To do: Return the lines exactly as they stand, from the first of the material through the line containing "import plotly.graph_objects as go".

Supplied information:
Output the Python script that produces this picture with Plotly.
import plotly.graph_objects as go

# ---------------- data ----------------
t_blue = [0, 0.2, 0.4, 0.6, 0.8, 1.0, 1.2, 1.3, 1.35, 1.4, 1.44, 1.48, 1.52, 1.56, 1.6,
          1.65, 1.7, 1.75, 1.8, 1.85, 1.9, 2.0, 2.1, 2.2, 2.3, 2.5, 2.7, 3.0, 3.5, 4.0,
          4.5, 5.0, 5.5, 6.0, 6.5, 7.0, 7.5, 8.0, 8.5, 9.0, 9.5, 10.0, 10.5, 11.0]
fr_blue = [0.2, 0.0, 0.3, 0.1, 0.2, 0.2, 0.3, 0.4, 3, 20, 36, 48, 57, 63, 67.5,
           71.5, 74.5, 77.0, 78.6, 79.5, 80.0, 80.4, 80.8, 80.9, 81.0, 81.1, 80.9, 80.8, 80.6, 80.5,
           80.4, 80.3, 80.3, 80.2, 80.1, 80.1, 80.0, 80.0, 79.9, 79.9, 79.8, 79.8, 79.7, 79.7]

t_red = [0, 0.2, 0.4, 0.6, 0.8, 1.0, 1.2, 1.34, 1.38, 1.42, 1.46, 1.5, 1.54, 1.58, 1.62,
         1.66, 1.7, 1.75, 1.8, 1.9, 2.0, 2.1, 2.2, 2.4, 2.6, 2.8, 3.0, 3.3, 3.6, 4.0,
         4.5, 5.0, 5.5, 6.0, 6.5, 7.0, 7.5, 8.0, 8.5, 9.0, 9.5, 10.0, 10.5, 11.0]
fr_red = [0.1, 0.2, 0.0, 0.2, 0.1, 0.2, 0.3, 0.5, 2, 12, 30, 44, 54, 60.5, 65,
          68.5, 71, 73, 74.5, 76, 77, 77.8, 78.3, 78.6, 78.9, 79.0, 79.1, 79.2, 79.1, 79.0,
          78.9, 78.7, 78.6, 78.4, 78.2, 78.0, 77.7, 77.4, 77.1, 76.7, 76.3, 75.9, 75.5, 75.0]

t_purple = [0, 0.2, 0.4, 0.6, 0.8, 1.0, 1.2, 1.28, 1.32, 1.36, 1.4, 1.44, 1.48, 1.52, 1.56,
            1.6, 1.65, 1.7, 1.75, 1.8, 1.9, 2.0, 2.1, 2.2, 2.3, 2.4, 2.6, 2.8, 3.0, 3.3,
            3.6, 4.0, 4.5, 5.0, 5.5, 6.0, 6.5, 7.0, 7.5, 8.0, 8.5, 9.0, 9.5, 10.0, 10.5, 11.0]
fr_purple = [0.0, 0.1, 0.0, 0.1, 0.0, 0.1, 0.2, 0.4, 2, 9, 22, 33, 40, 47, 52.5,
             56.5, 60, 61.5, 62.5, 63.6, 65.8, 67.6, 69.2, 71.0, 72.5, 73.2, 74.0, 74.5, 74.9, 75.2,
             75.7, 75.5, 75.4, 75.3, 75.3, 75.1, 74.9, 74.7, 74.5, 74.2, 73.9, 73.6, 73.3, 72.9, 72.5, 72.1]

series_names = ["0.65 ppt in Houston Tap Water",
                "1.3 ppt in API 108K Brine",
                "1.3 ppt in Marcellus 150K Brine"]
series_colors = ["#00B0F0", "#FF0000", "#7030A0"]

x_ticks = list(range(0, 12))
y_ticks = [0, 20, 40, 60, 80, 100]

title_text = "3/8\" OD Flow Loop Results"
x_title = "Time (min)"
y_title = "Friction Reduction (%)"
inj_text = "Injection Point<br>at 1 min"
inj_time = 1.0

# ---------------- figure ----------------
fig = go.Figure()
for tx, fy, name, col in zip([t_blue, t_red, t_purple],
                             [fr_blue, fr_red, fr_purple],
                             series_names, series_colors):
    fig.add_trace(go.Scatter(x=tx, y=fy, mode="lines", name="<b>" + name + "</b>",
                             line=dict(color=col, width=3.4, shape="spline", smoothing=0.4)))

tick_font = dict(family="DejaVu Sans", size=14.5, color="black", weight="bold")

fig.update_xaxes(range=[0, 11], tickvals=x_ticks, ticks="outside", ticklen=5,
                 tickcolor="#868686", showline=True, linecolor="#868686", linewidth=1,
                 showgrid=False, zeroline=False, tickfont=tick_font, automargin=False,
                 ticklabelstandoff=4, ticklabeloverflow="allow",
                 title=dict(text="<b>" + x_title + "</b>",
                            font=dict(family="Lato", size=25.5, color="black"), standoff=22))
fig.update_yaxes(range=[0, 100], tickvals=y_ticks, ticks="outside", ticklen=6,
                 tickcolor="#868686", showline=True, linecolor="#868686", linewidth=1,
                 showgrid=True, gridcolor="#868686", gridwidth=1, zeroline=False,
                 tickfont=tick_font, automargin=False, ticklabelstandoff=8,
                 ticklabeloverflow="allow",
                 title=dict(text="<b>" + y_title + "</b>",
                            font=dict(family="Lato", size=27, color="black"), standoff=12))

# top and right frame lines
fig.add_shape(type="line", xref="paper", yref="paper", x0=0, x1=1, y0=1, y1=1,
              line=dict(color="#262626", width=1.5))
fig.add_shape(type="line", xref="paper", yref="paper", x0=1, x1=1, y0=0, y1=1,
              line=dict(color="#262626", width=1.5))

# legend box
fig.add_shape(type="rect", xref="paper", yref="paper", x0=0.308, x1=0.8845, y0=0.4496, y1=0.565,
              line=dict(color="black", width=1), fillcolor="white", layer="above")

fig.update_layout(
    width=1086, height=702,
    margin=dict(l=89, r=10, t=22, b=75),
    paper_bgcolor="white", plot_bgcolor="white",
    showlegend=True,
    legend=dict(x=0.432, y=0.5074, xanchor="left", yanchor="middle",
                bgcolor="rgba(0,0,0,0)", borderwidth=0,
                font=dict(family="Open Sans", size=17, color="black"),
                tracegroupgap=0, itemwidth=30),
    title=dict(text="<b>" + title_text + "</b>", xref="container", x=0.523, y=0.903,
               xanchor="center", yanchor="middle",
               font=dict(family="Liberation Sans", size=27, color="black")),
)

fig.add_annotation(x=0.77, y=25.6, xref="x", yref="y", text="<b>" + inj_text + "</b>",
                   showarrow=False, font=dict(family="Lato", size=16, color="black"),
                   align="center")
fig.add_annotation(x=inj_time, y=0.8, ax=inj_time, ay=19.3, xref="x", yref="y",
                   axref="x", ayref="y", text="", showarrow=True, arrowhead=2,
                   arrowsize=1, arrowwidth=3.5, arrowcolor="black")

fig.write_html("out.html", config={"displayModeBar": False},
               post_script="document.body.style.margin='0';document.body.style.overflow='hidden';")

Response:
Output the Python script that produces this picture with Plotly.
import plotly.graph_objects as go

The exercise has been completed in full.